**Information provided:**
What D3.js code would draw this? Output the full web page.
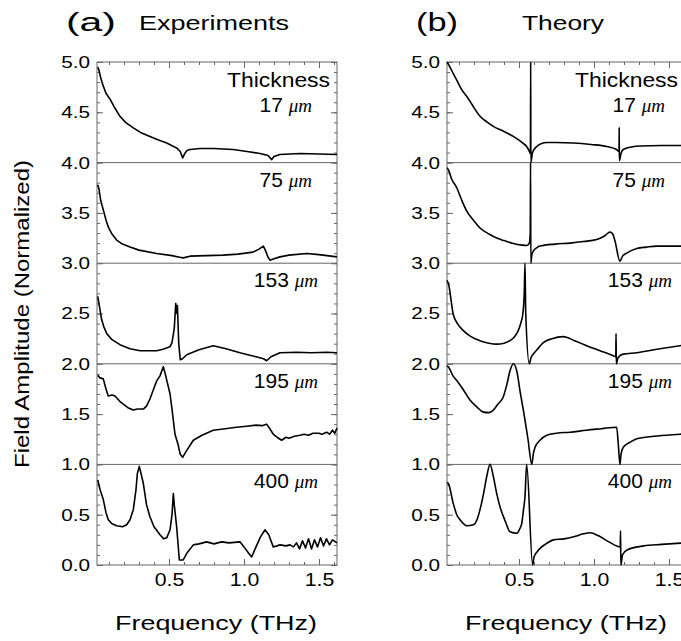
<!DOCTYPE html>
<html>
<head>
<meta charset="utf-8">
<script src="https://d3js.org/d3.v7.min.js"></script>
<style>
  body { margin: 0; background: #fff; }
  text { font-family: "Liberation Sans", Arial, sans-serif; fill: #000; }
</style>
</head>
<body>
<svg id="chart" width="681" height="641"></svg>
<script>
// thickness of each sample, top band to bottom band
const thickness = ["17", "75", "153", "195", "400"];
const offsets = [4, 3, 2, 1, 0];

const yTicks = [0, 0.5, 1, 1.5, 2, 2.5, 3, 3.5, 4, 4.5, 5];
const xTicks = [0.5, 1.0, 1.5];

// experiments: [frequency THz, amplitude within band]
const exp17 = [[0.025,0.95],[0.033,0.92],[0.045,0.84],[0.062,0.76],[0.08,0.69],[0.107,0.63],[0.14,0.54],[0.173,0.46],[0.21,0.4],[0.262,0.345],[0.31,0.3],[0.373,0.26],[0.43,0.225],[0.485,0.195],[0.53,0.16],[0.551,0.146],[0.575,0.11],[0.591,0.047],[0.605,0.09],[0.62,0.12],[0.64,0.13],[0.707,0.14],[0.8,0.14],[0.927,0.13],[1.02,0.11],[1.107,0.09],[1.16,0.07],[1.185,0.03],[1.2,0.06],[1.24,0.08],[1.373,0.09],[1.5,0.085],[1.62,0.08]];
const exp75 = [[0.025,0.78],[0.033,0.74],[0.045,0.62],[0.062,0.53],[0.08,0.43],[0.095,0.36],[0.12,0.29],[0.151,0.23],[0.19,0.19],[0.24,0.16],[0.3,0.13],[0.418,0.096],[0.52,0.075],[0.57,0.06],[0.595,0.053],[0.64,0.07],[0.75,0.075],[0.86,0.08],[0.96,0.09],[1.06,0.11],[1.1,0.14],[1.129,0.17],[1.145,0.12],[1.16,0.06],[1.173,0.03],[1.2,0.045],[1.24,0.063],[1.3,0.08],[1.418,0.096],[1.5,0.085],[1.58,0.07],[1.62,0.063]];
const exp153 = [[0.025,0.67],[0.035,0.58],[0.051,0.44],[0.065,0.37],[0.085,0.3],[0.12,0.24],[0.173,0.19],[0.24,0.15],[0.307,0.13],[0.418,0.13],[0.46,0.145],[0.507,0.17],[0.52,0.21],[0.535,0.35],[0.545,0.6],[0.552,0.5],[0.556,0.58],[0.565,0.2],[0.575,0.04],[0.59,0.05],[0.618,0.09],[0.7,0.14],[0.795,0.18],[0.88,0.15],[0.973,0.11],[1.08,0.07],[1.13,0.05],[1.151,0.03],[1.18,0.07],[1.24,0.11],[1.35,0.115],[1.45,0.11],[1.55,0.115],[1.62,0.11]];
const exp195 = [[0.025,0.885],[0.04,0.86],[0.062,0.85],[0.08,0.75],[0.095,0.68],[0.12,0.69],[0.14,0.68],[0.17,0.63],[0.195,0.6],[0.23,0.56],[0.262,0.54],[0.29,0.55],[0.329,0.55],[0.35,0.58],[0.373,0.65],[0.4,0.76],[0.418,0.83],[0.44,0.88],[0.462,0.97],[0.475,0.9],[0.507,0.7],[0.52,0.55],[0.54,0.3],[0.56,0.2],[0.575,0.1],[0.591,0.07],[0.61,0.12],[0.662,0.24],[0.72,0.29],[0.795,0.34],[0.9,0.36],[0.95,0.37],[1.018,0.38],[1.08,0.39],[1.12,0.385],[1.151,0.4],[1.17,0.36],[1.195,0.3],[1.22,0.27],[1.251,0.24],[1.28,0.27],[1.3,0.26],[1.335,0.28],[1.373,0.29],[1.4,0.3],[1.43,0.29],[1.46,0.31],[1.5,0.31],[1.52,0.3],[1.551,0.32],[1.57,0.3],[1.59,0.34],[1.605,0.31],[1.62,0.36]];
const exp400 = [[0.025,0.845],[0.04,0.75],[0.062,0.65],[0.08,0.52],[0.095,0.45],[0.12,0.41],[0.151,0.39],[0.19,0.38],[0.218,0.4],[0.24,0.45],[0.262,0.55],[0.28,0.75],[0.289,0.91],[0.302,0.98],[0.315,0.9],[0.329,0.81],[0.35,0.6],[0.373,0.48],[0.4,0.38],[0.44,0.3],[0.465,0.26],[0.485,0.27],[0.507,0.35],[0.52,0.5],[0.529,0.71],[0.535,0.6],[0.551,0.38],[0.569,0.05],[0.595,0.05],[0.62,0.12],[0.662,0.2],[0.7,0.21],[0.751,0.23],[0.8,0.21],[0.85,0.23],[0.9,0.22],[0.973,0.23],[1.0,0.18],[1.03,0.12],[1.051,0.08],[1.08,0.18],[1.11,0.28],[1.14,0.35],[1.165,0.3],[1.195,0.18],[1.24,0.2],[1.28,0.19],[1.307,0.2],[1.33,0.18],[1.35,0.22],[1.37,0.16],[1.39,0.24],[1.41,0.17],[1.43,0.26],[1.45,0.16],[1.47,0.25],[1.49,0.18],[1.51,0.27],[1.53,0.19],[1.55,0.26],[1.57,0.2],[1.59,0.25],[1.62,0.22]];

// theory
const theo17 = [[0.02,1.0],[0.04,0.95],[0.06,0.89],[0.085,0.82],[0.12,0.72],[0.151,0.66],[0.19,0.57],[0.24,0.46],[0.29,0.4],[0.329,0.36],[0.4,0.31],[0.462,0.26],[0.52,0.2],[0.551,0.16],[0.57,0.11],[0.576,0.09],[0.578,1.0],[0.579,0.0],[0.59,0.1],[0.618,0.16],[0.65,0.19],[0.685,0.2],[0.75,0.2],[0.862,0.195],[0.98,0.18],[1.085,0.16],[1.15,0.13],[1.167,0.11],[1.168,0.35],[1.169,0.02],[1.18,0.09],[1.195,0.13],[1.25,0.155],[1.307,0.165],[1.45,0.17],[1.62,0.17]];
const theo75 = [[0.02,0.95],[0.029,0.93],[0.05,0.84],[0.085,0.75],[0.12,0.62],[0.151,0.52],[0.2,0.42],[0.24,0.35],[0.3,0.29],[0.351,0.25],[0.4,0.225],[0.462,0.196],[0.52,0.18],[0.551,0.176],[0.569,0.2],[0.575,0.3],[0.577,1.0],[0.579,0.0],[0.585,0.08],[0.595,0.12],[0.62,0.155],[0.64,0.17],[0.74,0.19],[0.84,0.2],[0.93,0.215],[1.018,0.235],[1.07,0.27],[1.107,0.31],[1.125,0.29],[1.14,0.22],[1.173,0.02],[1.19,0.07],[1.218,0.1],[1.285,0.146],[1.35,0.16],[1.418,0.17],[1.62,0.17]];
const theo153 = [[0.02,0.83],[0.029,0.8],[0.062,0.49],[0.09,0.4],[0.129,0.33],[0.18,0.27],[0.24,0.23],[0.3,0.205],[0.351,0.196],[0.4,0.205],[0.44,0.23],[0.47,0.27],[0.495,0.33],[0.515,0.42],[0.525,0.49],[0.535,0.7],[0.54,1.0],[0.545,0.5],[0.569,0.0],[0.58,0.06],[0.595,0.096],[0.62,0.14],[0.662,0.21],[0.72,0.25],[0.795,0.27],[0.87,0.23],[0.951,0.18],[1.04,0.13],[1.129,0.08],[1.145,0.07],[1.147,0.3],[1.149,0.0],[1.16,0.06],[1.195,0.096],[1.285,0.11],[1.4,0.14],[1.573,0.18],[1.62,0.19]];
const theo195 = [[0.02,0.98],[0.029,0.97],[0.06,0.88],[0.085,0.835],[0.13,0.74],[0.173,0.64],[0.22,0.57],[0.262,0.52],[0.3,0.515],[0.329,0.54],[0.36,0.6],[0.395,0.67],[0.42,0.8],[0.44,0.93],[0.462,1.0],[0.485,0.93],[0.51,0.7],[0.529,0.54],[0.56,0.25],[0.585,0.0],[0.595,0.1],[0.607,0.17],[0.64,0.24],[0.685,0.29],[0.75,0.31],[0.84,0.32],[0.95,0.34],[1.05,0.355],[1.151,0.37],[1.162,0.2],[1.173,0.0],[1.18,0.1],[1.195,0.17],[1.24,0.22],[1.285,0.255],[1.4,0.28],[1.573,0.3],[1.62,0.305]];
const theo400 = [[0.02,0.82],[0.029,0.81],[0.062,0.61],[0.085,0.5],[0.107,0.45],[0.151,0.39],[0.195,0.4],[0.22,0.45],[0.24,0.55],[0.265,0.72],[0.285,0.88],[0.307,1.0],[0.329,0.88],[0.35,0.72],[0.373,0.58],[0.41,0.43],[0.44,0.33],[0.485,0.315],[0.505,0.36],[0.518,0.41],[0.53,0.55],[0.54,0.68],[0.551,1.0],[0.591,0.0],[0.6,0.08],[0.62,0.13],[0.64,0.165],[0.68,0.21],[0.729,0.25],[0.8,0.26],[0.865,0.28],[0.93,0.31],[0.975,0.32],[1.03,0.29],[1.1,0.23],[1.175,0.18],[1.177,0.34],[1.179,0.0],[1.19,0.1],[1.22,0.15],[1.331,0.19],[1.45,0.205],[1.553,0.215],[1.62,0.22]];

const svg = d3.select("#chart");
svg.append("rect").attr("width", 681).attr("height", 641).attr("fill", "#fff");

const yTop = 62, yBottom = 565, pw = 240;
const grey = "#666";
const y = d3.scaleLinear().domain([0, 5]).range([yBottom, yTop]);

const panels = [
  { x0: 97, tag: "(a)", title: "Experiments", titleDx: 42, titleLen: 150, tagLen: 50, thickDx: 130,
    curves: [exp17, exp75, exp153, exp195, exp400], smooth: false, lblDx: [215, 215, 221, 221, 221] },
  { x0: 447, tag: "(b)", title: "Theory", titleDx: 75, titleLen: 82, tagLen: 42, thickDx: 128,
    curves: [theo17, theo75, theo153, theo195, theo400], smooth: true, lblDx: [218, 218, 225, 225, 225] }
];

function txt(g, x, yy, s, size, len, anchor) {
  const t = g.append("text").attr("x", x).attr("y", yy).attr("font-size", size).text(s);
  if (len) t.attr("textLength", len).attr("lengthAdjust", "spacingAndGlyphs");
  if (anchor) t.attr("text-anchor", anchor);
  return t;
}

function styleAxis(sel) {
  sel.select(".domain").remove();
  sel.selectAll("line").attr("stroke", grey);
}

panels.forEach(p => {
  const g = svg.append("g");
  const x = d3.scaleLinear().domain([0.02, 1.62]).range([p.x0, p.x0 + pw]);

  // headings
  txt(g, p.x0 - 31, 31, p.tag, 25, p.tagLen);
  txt(g, p.x0 + p.titleDx, 30, p.title, 21, p.titleLen);

  // minor + major ticks on all four sides
  const minorY = d3.range(0, 5.001, 0.1), minorX = d3.range(0.1, 1.601, 0.1);
  g.append("g").attr("transform", `translate(${p.x0},0)`)
    .call(d3.axisLeft(y).tickValues(minorY).tickSize(-3).tickFormat("")).call(styleAxis);
  g.append("g").attr("transform", `translate(${p.x0 + pw},0)`)
    .call(d3.axisRight(y).tickValues(minorY).tickSize(-3).tickFormat("")).call(styleAxis);
  g.append("g").attr("transform", `translate(${p.x0 + pw},0)`)
    .call(d3.axisRight(y).tickValues(yTicks).tickSize(-6).tickFormat("")).call(styleAxis);
  g.append("g").attr("transform", `translate(0,${yTop})`)
    .call(d3.axisTop(x).tickValues(minorX).tickSize(-3).tickFormat("")).call(styleAxis);
  g.append("g").attr("transform", `translate(0,${yTop})`)
    .call(d3.axisTop(x).tickValues(xTicks).tickSize(-6).tickFormat("")).call(styleAxis);
  g.append("g").attr("transform", `translate(0,${yBottom})`)
    .call(d3.axisBottom(x).tickValues(minorX).tickSize(-3).tickFormat("")).call(styleAxis);

  const ya = g.append("g").attr("transform", `translate(${p.x0},0)`)
    .call(d3.axisLeft(y).tickValues(yTicks).tickSize(-6).tickFormat(d3.format(".1f")))
    .call(styleAxis);
  ya.selectAll("text")
    .attr("font-size", 17).attr("font-family", "Liberation Sans, Arial, sans-serif")
    .attr("x", -7 / 1.22).attr("transform", "scale(1.22,1)").attr("fill", "#111");

  const xa = g.append("g").attr("transform", `translate(0,${yBottom})`)
    .call(d3.axisBottom(x).tickValues(xTicks).tickSize(-6).tickFormat(d3.format(".1f")))
    .call(styleAxis);
  xa.selectAll("text")
    .attr("font-size", 19).attr("font-family", "Liberation Sans, Arial, sans-serif")
    .attr("dy", null).attr("y", 21).attr("transform", "scale(1.12,1)").attr("fill", "#111");

  // frame and band dividers
  g.append("rect").attr("x", p.x0).attr("y", yTop).attr("width", pw).attr("height", yBottom - yTop)
    .attr("fill", "none").attr("stroke", grey);
  g.selectAll(".div").data([1, 2, 3, 4]).enter().append("line")
    .attr("x1", p.x0).attr("x2", p.x0 + pw)
    .attr("y1", d => y(d)).attr("y2", d => y(d))
    .attr("stroke", grey);

  // curves
  p.curves.forEach((c, i) => {
    const line = d3.line()
      .x(d => x(d[0]))
      .y(d => y(d[1] + offsets[i]))
      .curve(p.smooth ? d3.curveMonotoneX : d3.curveLinear);
    g.append("path").attr("d", line(c))
      .attr("fill", "none").attr("stroke", "#000").attr("stroke-width", 1.6)
      .attr("stroke-linejoin", "round");
  });

  // thickness labels
  thickness.forEach((t, i) => {
    const bandTop = y(offsets[i] + 1);
    const yb = i === 0 ? bandTop + 50 : bandTop + 24;
    const lbl = g.append("text").attr("x", p.x0 + p.lblDx[i]).attr("y", yb)
      .attr("text-anchor", "end").attr("font-size", 21);
    lbl.append("tspan").text(t + " ");
    lbl.append("tspan").attr("font-family", "Liberation Serif, serif").attr("font-style", "italic")
      .attr("font-size", 19).text("μm");
  });
  txt(g, p.x0 + p.thickDx, y(5) + 25, "Thickness", 20, 103);

  // x label
  txt(g, p.x0 + 119, 630, "Frequency (THz)", 21, 202, "middle");
});

// y label
svg.append("text")
  .attr("transform", "translate(29,314) rotate(-90)")
  .attr("text-anchor", "middle").attr("font-size", 21)
  .attr("textLength", 308).attr("lengthAdjust", "spacingAndGlyphs")
  .text("Field Amplitude (Normalized)");
</script>
</body>
</html>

**Aim:**
Pictures are excluded: retype only the lines from the beginning of the listing above through the line with "const offsets = [4, 3, 2, 1, 0];", both included.

**Exercise response:**
What D3.js code would draw this? Output the full web page.
<!DOCTYPE html>
<html>
<head>
<meta charset="utf-8">
<script src="https://d3js.org/d3.v7.min.js"></script>
<style>
  body { margin: 0; background: #fff; }
  text { font-family: "Liberation Sans", Arial, sans-serif; fill: #000; }
</style>
</head>
<body>
<svg id="chart" width="681" height="641"></svg>
<script>
// thickness of each sample, top band to bottom band
const thickness = ["17", "75", "153", "195", "400"];
const offsets = [4, 3, 2, 1, 0];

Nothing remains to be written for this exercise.